Working data:

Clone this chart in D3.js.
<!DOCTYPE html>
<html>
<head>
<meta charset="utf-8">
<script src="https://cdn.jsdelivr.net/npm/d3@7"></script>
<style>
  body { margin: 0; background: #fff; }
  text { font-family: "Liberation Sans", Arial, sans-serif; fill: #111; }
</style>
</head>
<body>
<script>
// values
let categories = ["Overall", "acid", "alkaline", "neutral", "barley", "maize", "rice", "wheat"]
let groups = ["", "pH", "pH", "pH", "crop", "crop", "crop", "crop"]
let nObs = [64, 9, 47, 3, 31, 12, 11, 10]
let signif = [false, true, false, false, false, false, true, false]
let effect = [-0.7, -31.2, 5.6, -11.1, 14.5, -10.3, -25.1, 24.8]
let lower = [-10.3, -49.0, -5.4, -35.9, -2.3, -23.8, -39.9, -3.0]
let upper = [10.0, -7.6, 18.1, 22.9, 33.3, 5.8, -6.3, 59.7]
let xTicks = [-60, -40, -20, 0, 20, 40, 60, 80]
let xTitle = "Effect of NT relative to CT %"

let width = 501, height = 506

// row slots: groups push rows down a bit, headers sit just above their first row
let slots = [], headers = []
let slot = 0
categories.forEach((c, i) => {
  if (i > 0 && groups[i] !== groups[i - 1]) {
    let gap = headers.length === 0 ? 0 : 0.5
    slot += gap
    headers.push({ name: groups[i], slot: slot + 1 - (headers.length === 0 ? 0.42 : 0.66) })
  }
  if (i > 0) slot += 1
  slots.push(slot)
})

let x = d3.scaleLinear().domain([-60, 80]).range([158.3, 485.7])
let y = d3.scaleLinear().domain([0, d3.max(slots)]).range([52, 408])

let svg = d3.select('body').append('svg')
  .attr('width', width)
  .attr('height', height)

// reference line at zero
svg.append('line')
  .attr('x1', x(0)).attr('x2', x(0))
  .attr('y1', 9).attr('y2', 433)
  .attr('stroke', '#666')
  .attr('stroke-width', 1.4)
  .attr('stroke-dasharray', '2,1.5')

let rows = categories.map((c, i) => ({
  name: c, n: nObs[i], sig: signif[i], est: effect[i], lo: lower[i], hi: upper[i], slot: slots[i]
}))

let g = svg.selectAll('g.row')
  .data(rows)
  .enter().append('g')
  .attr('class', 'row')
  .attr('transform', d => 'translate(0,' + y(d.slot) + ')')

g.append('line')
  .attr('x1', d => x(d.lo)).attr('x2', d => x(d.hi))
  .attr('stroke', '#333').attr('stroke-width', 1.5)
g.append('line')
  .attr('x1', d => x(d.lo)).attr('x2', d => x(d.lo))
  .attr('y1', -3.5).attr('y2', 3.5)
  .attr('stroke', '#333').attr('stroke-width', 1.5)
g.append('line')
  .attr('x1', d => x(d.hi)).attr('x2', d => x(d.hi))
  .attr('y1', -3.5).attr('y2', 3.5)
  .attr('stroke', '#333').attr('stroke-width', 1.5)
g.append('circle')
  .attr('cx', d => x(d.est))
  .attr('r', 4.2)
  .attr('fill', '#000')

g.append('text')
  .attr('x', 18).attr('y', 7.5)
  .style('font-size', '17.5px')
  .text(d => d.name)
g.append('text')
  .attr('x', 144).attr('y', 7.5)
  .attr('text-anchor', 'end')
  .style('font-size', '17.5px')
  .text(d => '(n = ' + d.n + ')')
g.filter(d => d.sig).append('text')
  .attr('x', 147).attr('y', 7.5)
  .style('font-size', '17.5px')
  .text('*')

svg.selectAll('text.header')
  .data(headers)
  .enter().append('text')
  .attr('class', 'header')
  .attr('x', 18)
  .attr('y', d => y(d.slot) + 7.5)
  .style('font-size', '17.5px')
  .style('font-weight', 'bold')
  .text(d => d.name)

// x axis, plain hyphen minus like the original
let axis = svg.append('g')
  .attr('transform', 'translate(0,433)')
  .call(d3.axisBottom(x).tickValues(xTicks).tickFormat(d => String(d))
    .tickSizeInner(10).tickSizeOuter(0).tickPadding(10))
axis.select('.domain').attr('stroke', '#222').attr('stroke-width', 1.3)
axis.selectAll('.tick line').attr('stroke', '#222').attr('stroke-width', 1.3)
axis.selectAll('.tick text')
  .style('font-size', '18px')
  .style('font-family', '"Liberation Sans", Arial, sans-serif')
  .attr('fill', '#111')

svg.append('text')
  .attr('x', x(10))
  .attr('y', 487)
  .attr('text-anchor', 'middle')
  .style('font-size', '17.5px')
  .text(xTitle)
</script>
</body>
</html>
==
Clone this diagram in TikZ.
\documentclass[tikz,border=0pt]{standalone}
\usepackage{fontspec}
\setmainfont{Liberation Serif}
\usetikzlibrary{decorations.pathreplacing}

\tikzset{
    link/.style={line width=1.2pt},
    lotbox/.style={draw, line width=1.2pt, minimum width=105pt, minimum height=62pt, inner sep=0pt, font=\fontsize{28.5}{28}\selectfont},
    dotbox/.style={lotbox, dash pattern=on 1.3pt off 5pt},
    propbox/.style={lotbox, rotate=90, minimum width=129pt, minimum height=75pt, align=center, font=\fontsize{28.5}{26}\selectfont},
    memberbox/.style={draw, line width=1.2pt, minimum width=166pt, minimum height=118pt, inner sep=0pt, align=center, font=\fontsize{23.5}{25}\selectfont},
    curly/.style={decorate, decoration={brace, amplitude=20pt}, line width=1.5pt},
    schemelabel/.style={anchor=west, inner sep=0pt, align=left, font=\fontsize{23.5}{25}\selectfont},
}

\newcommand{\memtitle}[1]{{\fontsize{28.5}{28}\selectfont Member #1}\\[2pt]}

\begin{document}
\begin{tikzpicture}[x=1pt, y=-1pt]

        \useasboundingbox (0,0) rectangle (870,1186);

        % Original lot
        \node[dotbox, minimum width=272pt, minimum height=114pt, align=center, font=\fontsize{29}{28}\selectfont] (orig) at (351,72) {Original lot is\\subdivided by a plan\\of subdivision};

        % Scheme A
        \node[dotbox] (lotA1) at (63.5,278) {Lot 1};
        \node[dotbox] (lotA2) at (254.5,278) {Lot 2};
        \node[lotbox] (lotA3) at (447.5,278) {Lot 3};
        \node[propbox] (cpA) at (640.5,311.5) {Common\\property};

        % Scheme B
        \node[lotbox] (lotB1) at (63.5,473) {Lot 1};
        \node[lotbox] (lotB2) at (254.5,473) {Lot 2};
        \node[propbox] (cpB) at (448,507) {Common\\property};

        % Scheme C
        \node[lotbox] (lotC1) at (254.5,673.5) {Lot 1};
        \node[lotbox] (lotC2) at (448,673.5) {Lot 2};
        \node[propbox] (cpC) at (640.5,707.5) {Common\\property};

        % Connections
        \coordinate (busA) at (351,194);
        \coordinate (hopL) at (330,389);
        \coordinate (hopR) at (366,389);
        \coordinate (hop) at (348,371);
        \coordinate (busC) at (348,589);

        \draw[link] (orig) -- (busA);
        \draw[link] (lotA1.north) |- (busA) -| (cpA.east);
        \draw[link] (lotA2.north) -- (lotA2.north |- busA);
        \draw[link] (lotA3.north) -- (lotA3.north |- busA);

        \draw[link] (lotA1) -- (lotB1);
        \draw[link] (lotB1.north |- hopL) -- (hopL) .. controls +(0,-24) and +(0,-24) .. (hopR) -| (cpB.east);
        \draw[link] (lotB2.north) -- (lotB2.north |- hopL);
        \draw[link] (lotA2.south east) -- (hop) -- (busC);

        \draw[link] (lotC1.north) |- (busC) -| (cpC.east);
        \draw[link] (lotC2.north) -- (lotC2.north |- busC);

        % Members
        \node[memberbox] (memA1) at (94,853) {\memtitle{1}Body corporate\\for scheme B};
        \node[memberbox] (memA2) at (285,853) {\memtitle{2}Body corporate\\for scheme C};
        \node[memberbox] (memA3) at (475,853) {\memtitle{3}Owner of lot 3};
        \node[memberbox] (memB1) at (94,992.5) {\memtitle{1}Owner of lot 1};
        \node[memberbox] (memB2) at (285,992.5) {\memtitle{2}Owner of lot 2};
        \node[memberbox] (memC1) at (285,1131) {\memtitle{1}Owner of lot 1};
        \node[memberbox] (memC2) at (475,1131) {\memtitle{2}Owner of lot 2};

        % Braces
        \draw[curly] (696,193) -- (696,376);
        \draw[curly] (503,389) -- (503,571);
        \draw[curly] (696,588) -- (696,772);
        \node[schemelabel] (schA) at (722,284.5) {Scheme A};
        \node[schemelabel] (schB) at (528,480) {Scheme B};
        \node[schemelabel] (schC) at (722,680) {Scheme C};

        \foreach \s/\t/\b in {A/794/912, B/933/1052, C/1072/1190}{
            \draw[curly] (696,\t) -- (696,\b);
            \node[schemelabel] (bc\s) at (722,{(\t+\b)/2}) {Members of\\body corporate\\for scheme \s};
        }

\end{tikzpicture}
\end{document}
...
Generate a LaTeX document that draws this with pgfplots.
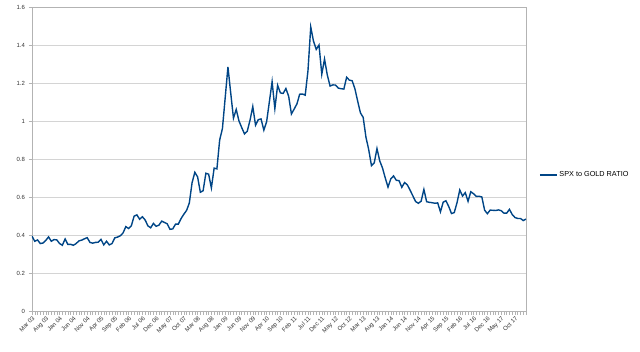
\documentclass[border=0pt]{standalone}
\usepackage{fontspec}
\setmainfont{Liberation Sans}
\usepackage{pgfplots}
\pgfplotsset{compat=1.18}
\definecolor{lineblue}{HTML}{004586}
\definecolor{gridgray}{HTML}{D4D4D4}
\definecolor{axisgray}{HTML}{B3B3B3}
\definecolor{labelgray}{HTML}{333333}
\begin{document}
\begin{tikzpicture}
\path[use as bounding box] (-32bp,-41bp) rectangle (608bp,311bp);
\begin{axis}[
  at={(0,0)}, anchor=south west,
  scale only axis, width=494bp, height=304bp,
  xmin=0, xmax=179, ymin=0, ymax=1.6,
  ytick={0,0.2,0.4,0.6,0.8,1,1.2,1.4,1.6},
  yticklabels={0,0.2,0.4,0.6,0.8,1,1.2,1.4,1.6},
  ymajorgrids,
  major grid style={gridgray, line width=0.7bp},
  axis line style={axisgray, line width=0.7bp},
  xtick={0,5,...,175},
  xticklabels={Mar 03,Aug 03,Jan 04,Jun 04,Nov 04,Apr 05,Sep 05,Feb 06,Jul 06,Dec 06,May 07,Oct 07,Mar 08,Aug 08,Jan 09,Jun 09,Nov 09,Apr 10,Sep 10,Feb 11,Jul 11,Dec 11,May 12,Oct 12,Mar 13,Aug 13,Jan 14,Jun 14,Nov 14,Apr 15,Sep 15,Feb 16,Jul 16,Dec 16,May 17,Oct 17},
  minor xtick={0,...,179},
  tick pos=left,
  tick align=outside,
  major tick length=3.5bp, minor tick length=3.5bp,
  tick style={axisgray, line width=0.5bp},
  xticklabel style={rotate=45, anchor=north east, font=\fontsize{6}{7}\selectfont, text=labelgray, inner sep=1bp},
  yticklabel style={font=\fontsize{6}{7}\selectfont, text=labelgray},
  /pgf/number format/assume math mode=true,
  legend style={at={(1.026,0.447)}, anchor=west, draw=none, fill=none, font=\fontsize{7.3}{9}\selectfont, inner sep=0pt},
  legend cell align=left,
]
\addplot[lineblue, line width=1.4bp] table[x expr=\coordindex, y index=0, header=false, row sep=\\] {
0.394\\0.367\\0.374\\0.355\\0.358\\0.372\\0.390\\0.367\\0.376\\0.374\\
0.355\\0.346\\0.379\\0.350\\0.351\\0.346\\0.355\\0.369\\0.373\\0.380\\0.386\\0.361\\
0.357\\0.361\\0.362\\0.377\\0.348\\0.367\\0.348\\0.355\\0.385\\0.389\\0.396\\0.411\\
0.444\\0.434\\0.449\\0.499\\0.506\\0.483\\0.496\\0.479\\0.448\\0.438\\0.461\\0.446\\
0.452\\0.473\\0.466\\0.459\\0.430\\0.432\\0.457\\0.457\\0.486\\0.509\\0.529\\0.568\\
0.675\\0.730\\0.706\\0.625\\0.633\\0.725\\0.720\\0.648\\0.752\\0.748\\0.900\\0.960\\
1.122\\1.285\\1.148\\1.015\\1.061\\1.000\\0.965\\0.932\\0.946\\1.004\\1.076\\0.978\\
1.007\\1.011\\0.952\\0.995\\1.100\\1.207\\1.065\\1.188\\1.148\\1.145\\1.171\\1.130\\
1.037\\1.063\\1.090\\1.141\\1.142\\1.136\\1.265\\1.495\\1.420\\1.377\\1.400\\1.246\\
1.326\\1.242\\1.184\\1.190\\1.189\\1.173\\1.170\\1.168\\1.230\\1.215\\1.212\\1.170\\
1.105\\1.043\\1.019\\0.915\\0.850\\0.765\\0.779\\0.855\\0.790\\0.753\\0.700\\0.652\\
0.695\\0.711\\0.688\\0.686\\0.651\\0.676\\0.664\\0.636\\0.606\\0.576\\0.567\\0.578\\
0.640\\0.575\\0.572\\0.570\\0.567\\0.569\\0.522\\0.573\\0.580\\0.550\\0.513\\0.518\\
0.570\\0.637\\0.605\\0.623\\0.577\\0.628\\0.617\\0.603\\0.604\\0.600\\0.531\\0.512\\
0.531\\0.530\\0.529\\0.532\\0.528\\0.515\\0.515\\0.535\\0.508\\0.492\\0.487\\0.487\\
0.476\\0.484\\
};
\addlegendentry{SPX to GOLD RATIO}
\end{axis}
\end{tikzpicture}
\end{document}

Exercise brief: Looking at the data above, show all lines where the word "this" occurs.

Exercise response:
Clone this chart in D3.js.
Clone this diagram in TikZ.
Generate a LaTeX document that draws this with pgfplots.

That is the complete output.